-- START --

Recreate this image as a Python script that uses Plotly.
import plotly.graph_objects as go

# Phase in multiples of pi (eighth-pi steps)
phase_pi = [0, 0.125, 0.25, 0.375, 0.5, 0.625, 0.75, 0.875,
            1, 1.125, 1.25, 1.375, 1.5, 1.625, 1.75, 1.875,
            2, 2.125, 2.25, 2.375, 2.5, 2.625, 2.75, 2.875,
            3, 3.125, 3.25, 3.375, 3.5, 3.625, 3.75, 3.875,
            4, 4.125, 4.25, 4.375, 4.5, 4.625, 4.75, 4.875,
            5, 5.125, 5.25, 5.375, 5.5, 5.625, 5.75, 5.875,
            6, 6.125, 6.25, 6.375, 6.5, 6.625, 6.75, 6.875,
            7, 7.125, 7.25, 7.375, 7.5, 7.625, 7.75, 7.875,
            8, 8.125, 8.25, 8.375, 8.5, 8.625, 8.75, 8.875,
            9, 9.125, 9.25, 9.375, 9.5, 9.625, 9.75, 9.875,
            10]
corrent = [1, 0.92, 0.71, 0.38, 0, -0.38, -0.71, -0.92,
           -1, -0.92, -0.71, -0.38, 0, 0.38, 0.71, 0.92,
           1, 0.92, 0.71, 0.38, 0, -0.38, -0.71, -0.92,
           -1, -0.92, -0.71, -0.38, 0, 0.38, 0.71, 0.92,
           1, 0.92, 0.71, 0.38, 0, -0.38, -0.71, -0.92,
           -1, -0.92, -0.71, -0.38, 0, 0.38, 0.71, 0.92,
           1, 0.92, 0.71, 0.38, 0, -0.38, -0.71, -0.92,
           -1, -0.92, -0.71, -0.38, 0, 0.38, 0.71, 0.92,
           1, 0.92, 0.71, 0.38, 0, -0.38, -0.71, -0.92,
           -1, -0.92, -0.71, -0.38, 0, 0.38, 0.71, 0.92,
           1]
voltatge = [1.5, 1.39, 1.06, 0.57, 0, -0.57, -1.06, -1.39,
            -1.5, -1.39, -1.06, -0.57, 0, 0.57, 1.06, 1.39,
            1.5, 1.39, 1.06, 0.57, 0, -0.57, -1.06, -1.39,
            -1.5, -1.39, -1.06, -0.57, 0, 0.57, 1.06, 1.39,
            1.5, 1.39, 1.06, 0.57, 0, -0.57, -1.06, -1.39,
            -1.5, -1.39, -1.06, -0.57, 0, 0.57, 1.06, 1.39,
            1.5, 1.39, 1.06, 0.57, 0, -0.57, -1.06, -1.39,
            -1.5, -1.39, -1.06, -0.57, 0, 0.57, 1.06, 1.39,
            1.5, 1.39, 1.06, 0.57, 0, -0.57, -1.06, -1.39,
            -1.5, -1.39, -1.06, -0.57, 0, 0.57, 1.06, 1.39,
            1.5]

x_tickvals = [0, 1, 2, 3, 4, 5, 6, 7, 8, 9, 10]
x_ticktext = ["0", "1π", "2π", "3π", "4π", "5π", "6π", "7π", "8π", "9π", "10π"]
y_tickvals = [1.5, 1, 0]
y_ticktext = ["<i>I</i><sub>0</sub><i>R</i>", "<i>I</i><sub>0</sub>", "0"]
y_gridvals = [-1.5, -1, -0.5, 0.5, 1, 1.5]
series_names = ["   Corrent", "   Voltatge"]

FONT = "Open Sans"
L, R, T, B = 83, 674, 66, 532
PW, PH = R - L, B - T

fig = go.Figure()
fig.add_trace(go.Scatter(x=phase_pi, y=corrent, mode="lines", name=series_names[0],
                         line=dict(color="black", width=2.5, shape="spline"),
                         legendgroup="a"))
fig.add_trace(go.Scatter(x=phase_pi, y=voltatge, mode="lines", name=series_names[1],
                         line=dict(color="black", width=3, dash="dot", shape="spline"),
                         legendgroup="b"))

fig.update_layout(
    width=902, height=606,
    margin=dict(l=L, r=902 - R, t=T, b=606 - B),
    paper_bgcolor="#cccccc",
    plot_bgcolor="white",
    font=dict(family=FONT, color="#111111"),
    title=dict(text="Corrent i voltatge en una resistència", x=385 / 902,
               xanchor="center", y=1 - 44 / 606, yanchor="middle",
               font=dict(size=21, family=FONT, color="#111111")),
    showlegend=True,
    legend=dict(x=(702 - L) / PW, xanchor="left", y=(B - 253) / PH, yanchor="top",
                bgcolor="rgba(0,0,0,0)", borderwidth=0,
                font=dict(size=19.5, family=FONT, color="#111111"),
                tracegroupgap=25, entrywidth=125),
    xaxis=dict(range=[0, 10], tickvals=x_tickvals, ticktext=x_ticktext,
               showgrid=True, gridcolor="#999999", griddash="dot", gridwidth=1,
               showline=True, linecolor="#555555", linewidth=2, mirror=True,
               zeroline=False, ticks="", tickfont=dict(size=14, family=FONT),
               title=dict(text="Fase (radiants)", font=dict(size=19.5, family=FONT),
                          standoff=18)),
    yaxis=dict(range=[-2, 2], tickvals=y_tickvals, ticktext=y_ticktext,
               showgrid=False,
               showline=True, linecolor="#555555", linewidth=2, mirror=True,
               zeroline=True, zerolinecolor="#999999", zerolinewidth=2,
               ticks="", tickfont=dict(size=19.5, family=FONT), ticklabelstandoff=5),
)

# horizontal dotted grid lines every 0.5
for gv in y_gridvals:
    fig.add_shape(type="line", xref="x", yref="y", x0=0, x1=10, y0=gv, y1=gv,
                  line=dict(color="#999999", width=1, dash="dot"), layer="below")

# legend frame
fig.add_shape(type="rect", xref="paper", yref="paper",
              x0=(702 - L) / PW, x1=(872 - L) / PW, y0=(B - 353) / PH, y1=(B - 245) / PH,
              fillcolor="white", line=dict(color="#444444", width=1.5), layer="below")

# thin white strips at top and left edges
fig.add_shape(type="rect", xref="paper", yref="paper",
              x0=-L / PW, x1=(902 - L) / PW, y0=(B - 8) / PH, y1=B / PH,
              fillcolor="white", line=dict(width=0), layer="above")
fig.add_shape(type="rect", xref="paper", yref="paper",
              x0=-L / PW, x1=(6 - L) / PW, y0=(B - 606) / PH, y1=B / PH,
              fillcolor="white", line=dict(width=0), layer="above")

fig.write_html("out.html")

-- END --

Print, please, the lines above from the very first through the one that holds "import plotly.graph_objects as go", both included, word for word and with nothing else.

- Answer to the exercise -
Recreate this image as a Python script that uses Plotly.
import plotly.graph_objects as go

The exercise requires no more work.